Politica

Balneari, trovato l’accordo sugli indennizzi (ma il calcolo viene rimandato)

Centrodestra di nuovo spaccato: FdI boccia l’intesa sottoscritta da Lega e FI

di Adolfo Spezzaferro -


Trovata l’intesa nella maggioranza sulle concessioni balneari: c’è l’accordo sugli indennizzi, che saranno calcolati con un apposito decreto. Si è optato dunque per la definizione dei risarcimenti, che saranno a carico di chi subentrerà nella concessione, al successivo decreto legislativo con il quale il governo dovrà definire le regole per le nuove gare. Ora l’emendamento passerà alla commissione Bilancio del Senato per il parere e in giornata sarà approvato dalla commissione Industria, che completerà l’esame del Ddl Concorrenza. Appare dunque evidente che il compromesso raggiunto rimanda e non risolve la spinosa questione dei risarcimenti.

Confermata anche la possibilità per i Comuni di ottenere deroghe tecniche di un anno, fino al termine del 2024, per la chiusura delle gare rispetto al termine del 2023 indicato dal Consiglio di Stato. In sostanza, si sblocca l’articolo 2 sulle concessioni balneari, nodo dirimente per arrivare all’approvazione del Ddl Concorrenza. Riforma nella cornice del Pnrr (che rientra tra i diktat Ue per avere i soldi) su cui il governo Draghi aveva minacciato di porre la questione di fiducia in assenza di un via libera del Senato a un testo concordato entro il 31 maggio. Nel testo concordato dalla maggioranza viene confermata la proroga delle concessioni a fine 2024 nel caso in cui emergano contenziosi o difficoltà nell’espletamento delle gare. Inoltre sarebbe stata eliminata una norma che apriva alla possibilità di acquisire concessioni balneari da parte delle società pubbliche titolari di concessioni di altro tipo. Misura contro cui si era scagliata la Lega.

Sul fronte del centrodestra, esprimono soddisfazione Lega e Forza Italia, sottolineando di aver ottenuto attenzione anche sui caratteri di premialità per l’assegnazione delle concessioni.
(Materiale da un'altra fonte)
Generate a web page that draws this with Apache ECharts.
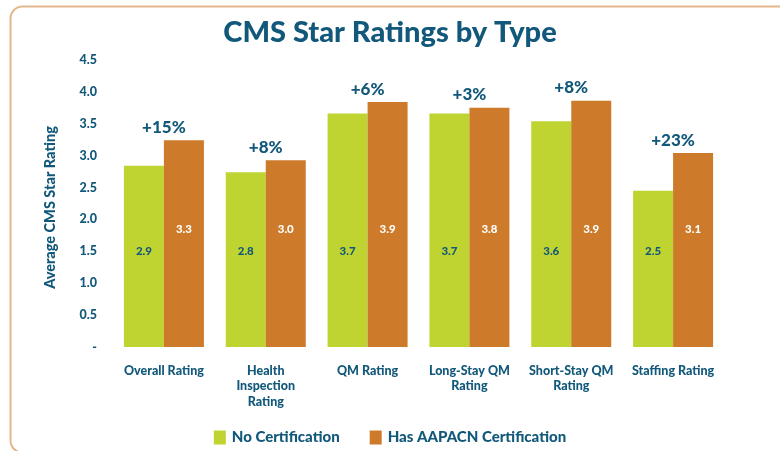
<!DOCTYPE html>
<html>
<head>
<meta charset="utf-8">
<script src="https://cdn.jsdelivr.net/npm/echarts@6/dist/echarts.min.js"></script>
<style>html,body{margin:0;padding:0;background:#fff}#c{width:780px;height:451px}</style>
</head>
<body>
<div id="c"></div>
<script>
const categories = ['Overall Rating', 'Health\nInspection\nRating', 'QM Rating', 'Long-Stay QM\nRating', 'Short-Stay QM\nRating', 'Staffing Rating'];
const noCert = [2.84, 2.74, 3.66, 3.66, 3.54, 2.45];
const hasCert = [3.24, 2.93, 3.84, 3.75, 3.86, 3.04];
const noCertLabels = ['2.9', '2.8', '3.7', '3.7', '3.6', '2.5'];
const hasCertLabels = ['3.3', '3.0', '3.9', '3.8', '3.9', '3.1'];
const pctLabels = ['+15%', '+8%', '+6%', '+3%', '+8%', '+23%'];
const yTicks = ['-', '0.5', '1.0', '1.5', '2.0', '2.5', '3.0', '3.5', '4.0', '4.5'];

const teal = '#11587A';
const green = '#BFD331';
const orange = '#CD7A2A';
const font = 'Lato';

const chart = echarts.init(document.getElementById('c'), null, {renderer: 'canvas'});
chart.setOption({
  backgroundColor: '#fff',
  animation: false,
  graphic: [{
    type: 'rect', left: 8, top: 4, z: -1,
    shape: {width: 820, height: 446, r: 12},
    style: {fill: 'none', stroke: '#E3B78B', lineWidth: 2}
  }],
  title: {
    text: 'CMS Star Ratings by Type', left: 'center', top: 13,
    textStyle: {fontFamily: font, fontWeight: 900, fontSize: 29, color: teal}
  },
  legend: {
    bottom: 1, left: 'center', itemWidth: 12, itemHeight: 14, itemGap: 30,
    icon: 'rect',
    textStyle: {fontFamily: font, fontWeight: 900, fontSize: 15, color: teal, padding: [0, 0, 0, 1]},
    data: ['No Certification', 'Has AAPACN Certification']
  },
  grid: {left: 113, right: 56, top: 60, bottom: 104},
  xAxis: {
    type: 'category', data: categories,
    axisLine: {show: false}, axisTick: {show: false},
    axisLabel: {fontFamily: font, fontWeight: 900, fontSize: 12.5, color: teal, margin: 16, lineHeight: 15.5, interval: 0}
  },
  yAxis: {
    type: 'value', min: 0, max: 4.5, interval: 0.5,
    name: 'Average CMS Star Rating', nameLocation: 'middle', nameGap: 55, nameRotate: 90,
    nameTextStyle: {fontFamily: font, fontWeight: 900, fontSize: 14.5, color: teal, padding: [0, 8, 0, 0]},
    splitLine: {show: false}, axisLine: {show: false}, axisTick: {show: false},
    axisLabel: {
      fontFamily: font, fontWeight: 900, fontSize: 12.5, color: teal, margin: 16,
      formatter: (v) => yTicks[Math.round(v / 0.5)]
    }
  },
  series: [
    {
      name: 'No Certification', type: 'bar', data: noCert, barWidth: 40, barGap: '0%',
      itemStyle: {color: green},
      label: {
        show: true, position: 'insideBottom', distance: 90,
        formatter: (p) => noCertLabels[p.dataIndex],
        fontFamily: font, fontWeight: 900, fontSize: 11.5, color: teal
      }
    },
    {
      name: 'Has AAPACN Certification', type: 'bar', data: hasCert, barWidth: 40,
      itemStyle: {color: orange},
      label: {
        show: true, position: 'insideBottom', distance: 112,
        formatter: (p) => hasCertLabels[p.dataIndex],
        fontFamily: font, fontWeight: 900, fontSize: 11.5, color: '#fff'
      },
      markPoint: {
        symbol: 'rect', symbolSize: 1, itemStyle: {color: 'transparent'},
        data: hasCert.map((v, i) => ({
          coord: [i, Math.max(v, noCert[i])], value: pctLabels[i],
          label: {
            show: true, offset: [-20, -13],
            formatter: pctLabels[i],
            fontFamily: font, fontWeight: 900, fontSize: 17, color: teal
          }
        }))
      }
    }
  ]
});
</script>
</body>
</html>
Caratteri fondati “sul riconoscimento dell’esperienza tecnica e professionale già acquisita; sulla natura dell’impresa: micro, piccola o a condizione familiare, che possa trarre dalla concessione l’unica fonte di reddito; sulla tutela dei lavoratori, promuovendone la stabilità e sulla promozione dell’imprenditoria giovanile e femminile. Per tutelare il valore e l’attività delle imprese italiane, che rappresentano una risorsa fondamentale per il turismo e per l’economia del nostro Paese, occorre sì cancellare le furbizie, verificando il valore reale delle concessioni, ma vanno assolutamente evitate ingiustizie”. Così in una nota congiunta i capigruppo al Senato di Forza Italia e Lega, Anna Maria Bernini e Massimiliano Romeo.

Parere opposto quello espresso dall’altro alleato di centrodestra, FdI (che sta all’opposizione): “Accordo ridicolo e vergognoso. Rimandare la questione degli indennizzi addirittura al governo, con il rischio più che concreto che questi vengano fortemente osteggiati dalla Commissione europea e non vedano mai la luce, vuol dire lasciare totalmente senza tutele i concessionari attuali, che si vedranno in buona parte espropriate le loro aziende a favore delle multinazionali straniere”. Ne è convinta la leader di FdI Giorgia Meloni, che aggiunge: “Ora lo Stato espropria i privati a vantaggio di altri privati, più grandi e più forti”.

Nel centrosinistra invece registriamo la soddisfazione del Pd: “Soluzione assolutamente positiva e ragionevole”. Secondo il responsabile Economia dem, Antonio Misiani “alla fine i decreti delegati, che saranno discussi dal Consiglio dei ministri, risolveranno bene la questione” degli indennizzi “trovando un buon punto di equilibrio”. Dal canto suo, il leader M5S Giuseppe Conte usa parole fotocopia dell’alleato dem: “Soluzione molto equilibrata e molto ragionevole”. A sinistra, Stefano Fassina di LeU, avverte che “la necessità di correggere la direttiva Bolkestein rimane. È una direttiva che, attraverso la liberalizzazione dei servizi in un mercato unico europeo squilibrato e attraverso i bandi, penalizza le piccole imprese e i lavoratori e le lavoratrici in esse occupati”, punta il dito Fassina. “Non promuove la competizione tra le imprese, ma il dumping fiscale e sociale tra sistemi di welfare e condizioni di lavoro. Dopo 15 anni, la sua applicazione andrebbe valutata prima di essere estesa”, conclude l’ex Pci.